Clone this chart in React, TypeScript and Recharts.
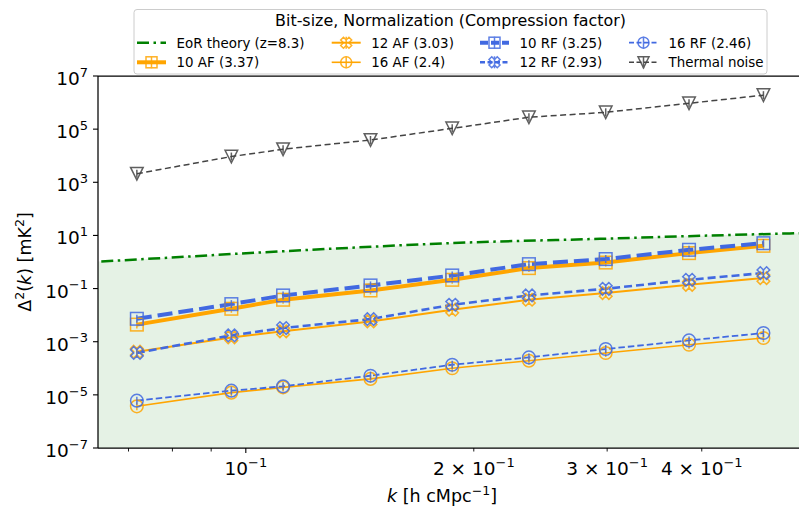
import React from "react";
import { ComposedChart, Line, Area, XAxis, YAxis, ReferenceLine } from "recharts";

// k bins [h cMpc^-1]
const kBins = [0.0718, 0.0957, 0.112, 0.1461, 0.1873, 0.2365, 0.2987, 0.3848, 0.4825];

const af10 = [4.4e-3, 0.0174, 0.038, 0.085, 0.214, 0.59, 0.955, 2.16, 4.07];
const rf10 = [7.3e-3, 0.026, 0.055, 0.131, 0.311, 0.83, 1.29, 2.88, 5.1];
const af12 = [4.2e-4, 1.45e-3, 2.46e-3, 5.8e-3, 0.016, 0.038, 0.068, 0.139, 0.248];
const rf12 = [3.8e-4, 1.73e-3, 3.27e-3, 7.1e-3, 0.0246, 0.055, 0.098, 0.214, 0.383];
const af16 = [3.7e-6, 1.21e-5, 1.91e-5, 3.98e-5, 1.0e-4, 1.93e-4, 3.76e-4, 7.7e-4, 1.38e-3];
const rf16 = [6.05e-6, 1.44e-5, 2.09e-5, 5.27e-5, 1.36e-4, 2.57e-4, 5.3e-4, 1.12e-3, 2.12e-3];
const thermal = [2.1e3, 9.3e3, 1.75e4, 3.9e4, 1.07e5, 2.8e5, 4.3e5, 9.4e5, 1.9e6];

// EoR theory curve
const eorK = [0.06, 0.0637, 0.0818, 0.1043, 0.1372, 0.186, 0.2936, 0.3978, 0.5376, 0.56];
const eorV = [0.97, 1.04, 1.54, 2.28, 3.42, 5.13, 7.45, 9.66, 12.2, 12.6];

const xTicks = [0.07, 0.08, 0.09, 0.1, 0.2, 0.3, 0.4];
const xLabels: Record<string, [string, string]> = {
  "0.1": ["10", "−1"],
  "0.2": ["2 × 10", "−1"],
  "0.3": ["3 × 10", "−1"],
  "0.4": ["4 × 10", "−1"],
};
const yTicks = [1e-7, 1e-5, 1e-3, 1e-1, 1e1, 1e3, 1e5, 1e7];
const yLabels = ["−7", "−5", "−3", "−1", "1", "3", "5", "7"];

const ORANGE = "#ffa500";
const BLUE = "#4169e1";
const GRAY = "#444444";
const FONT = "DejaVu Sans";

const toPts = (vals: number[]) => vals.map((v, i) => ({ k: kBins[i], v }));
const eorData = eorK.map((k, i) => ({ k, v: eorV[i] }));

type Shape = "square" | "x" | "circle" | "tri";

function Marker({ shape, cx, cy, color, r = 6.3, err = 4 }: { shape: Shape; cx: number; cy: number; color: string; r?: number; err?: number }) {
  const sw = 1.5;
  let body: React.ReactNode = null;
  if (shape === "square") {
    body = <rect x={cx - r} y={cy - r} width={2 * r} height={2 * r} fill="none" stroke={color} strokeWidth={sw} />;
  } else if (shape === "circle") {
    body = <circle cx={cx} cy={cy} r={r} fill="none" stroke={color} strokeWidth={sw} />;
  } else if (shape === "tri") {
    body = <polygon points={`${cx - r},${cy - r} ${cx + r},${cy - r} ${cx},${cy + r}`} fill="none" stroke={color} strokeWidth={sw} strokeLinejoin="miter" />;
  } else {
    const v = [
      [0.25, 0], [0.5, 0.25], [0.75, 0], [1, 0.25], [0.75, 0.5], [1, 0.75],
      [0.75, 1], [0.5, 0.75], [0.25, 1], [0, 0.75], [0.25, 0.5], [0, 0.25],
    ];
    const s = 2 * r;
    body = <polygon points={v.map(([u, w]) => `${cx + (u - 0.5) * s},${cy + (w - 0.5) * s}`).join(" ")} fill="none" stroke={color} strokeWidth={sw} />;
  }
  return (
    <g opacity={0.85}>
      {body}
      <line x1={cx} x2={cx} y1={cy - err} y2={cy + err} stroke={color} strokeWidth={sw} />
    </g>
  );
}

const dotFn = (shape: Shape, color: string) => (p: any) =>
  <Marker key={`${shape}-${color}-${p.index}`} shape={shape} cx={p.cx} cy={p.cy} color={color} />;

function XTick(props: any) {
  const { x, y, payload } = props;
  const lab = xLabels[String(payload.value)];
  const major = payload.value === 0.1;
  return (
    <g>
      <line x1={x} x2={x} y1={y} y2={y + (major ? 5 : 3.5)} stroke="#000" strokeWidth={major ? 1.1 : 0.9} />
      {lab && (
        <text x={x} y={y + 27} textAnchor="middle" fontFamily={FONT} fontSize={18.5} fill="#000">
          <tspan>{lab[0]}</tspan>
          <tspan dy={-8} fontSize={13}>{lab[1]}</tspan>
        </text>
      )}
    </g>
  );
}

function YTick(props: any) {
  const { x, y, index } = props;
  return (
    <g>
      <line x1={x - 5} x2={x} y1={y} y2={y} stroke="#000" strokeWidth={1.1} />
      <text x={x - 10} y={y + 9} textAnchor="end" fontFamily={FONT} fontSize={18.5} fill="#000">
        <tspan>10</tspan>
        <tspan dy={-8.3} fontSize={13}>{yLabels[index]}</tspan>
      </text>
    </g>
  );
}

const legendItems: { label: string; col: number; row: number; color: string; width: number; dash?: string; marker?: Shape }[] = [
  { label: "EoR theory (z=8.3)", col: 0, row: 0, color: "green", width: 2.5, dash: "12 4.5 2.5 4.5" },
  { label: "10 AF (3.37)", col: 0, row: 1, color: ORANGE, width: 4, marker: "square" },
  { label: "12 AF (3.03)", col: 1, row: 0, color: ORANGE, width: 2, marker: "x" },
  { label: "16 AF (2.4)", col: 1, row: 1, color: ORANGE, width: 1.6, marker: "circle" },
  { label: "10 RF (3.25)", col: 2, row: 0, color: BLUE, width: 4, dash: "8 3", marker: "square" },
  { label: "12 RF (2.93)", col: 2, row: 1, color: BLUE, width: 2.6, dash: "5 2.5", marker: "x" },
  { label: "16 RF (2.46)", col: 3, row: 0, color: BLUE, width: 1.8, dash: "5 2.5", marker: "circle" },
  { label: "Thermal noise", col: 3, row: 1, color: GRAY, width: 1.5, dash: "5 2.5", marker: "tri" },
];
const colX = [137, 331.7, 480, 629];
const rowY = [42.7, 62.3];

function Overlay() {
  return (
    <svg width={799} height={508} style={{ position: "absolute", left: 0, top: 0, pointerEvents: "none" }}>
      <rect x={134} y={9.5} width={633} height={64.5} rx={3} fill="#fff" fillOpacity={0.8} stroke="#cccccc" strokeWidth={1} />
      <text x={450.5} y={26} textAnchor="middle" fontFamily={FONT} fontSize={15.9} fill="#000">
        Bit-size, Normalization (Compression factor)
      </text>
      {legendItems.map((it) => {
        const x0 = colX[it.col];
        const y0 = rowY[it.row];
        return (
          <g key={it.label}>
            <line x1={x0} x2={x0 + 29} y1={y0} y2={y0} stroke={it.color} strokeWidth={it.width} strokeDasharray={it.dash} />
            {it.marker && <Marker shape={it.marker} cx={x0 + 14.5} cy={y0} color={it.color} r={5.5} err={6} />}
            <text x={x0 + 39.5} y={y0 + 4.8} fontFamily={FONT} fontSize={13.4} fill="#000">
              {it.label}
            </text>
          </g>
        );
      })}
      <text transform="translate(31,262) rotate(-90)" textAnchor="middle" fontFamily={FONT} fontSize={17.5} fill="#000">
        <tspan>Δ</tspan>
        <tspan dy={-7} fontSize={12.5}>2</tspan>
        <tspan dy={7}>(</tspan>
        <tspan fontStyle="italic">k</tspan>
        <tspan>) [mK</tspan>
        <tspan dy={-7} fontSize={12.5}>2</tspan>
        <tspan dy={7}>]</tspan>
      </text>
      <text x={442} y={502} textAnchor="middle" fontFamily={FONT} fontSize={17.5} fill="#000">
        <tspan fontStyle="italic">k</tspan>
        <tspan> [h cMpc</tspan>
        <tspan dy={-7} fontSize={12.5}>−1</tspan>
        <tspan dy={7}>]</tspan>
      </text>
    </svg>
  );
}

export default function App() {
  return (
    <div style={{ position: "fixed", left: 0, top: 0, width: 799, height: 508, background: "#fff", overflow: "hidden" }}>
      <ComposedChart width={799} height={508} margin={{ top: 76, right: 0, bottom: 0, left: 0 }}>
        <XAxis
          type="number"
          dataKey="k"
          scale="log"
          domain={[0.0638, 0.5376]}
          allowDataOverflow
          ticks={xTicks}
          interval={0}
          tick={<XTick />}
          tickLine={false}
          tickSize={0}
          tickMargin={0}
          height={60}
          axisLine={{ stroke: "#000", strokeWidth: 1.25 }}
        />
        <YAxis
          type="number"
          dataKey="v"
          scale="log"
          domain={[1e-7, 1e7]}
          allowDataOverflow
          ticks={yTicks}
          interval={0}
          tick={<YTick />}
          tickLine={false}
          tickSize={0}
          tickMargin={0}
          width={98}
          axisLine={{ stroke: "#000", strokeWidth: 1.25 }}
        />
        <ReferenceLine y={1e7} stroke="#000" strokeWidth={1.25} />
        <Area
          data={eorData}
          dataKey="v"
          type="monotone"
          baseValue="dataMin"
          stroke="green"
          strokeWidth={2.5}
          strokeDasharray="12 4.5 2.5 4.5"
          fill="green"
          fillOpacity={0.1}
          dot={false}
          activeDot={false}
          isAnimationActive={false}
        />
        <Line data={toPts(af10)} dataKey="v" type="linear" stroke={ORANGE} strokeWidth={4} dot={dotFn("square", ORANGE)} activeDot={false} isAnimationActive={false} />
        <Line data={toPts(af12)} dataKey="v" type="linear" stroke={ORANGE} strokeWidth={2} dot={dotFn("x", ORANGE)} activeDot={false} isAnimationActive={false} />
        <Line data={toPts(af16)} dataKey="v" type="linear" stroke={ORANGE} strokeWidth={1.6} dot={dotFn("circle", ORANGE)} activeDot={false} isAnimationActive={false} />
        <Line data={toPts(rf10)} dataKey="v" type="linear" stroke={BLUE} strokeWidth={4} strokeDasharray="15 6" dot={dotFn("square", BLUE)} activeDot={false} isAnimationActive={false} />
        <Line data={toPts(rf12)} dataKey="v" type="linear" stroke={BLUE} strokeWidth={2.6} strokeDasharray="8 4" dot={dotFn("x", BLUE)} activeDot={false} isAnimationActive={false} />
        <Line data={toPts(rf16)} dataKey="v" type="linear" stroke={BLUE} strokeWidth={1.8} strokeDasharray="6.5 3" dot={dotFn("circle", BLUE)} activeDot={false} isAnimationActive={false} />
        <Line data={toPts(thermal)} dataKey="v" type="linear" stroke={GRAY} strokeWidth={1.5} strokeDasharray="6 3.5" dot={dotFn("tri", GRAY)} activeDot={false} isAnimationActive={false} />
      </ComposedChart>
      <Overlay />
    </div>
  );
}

=== What this task involves ===
With the pictures left out, restate word for word every line of the data above, from the first down to the line that contains "0.2987, 0.3848, 0.4825];".

=== Expected answer ===
Clone this chart in React, TypeScript and Recharts.
import React from "react";
import { ComposedChart, Line, Area, XAxis, YAxis, ReferenceLine } from "recharts";

// k bins [h cMpc^-1]
const kBins = [0.0718, 0.0957, 0.112, 0.1461, 0.1873, 0.2365, 0.2987, 0.3848, 0.4825];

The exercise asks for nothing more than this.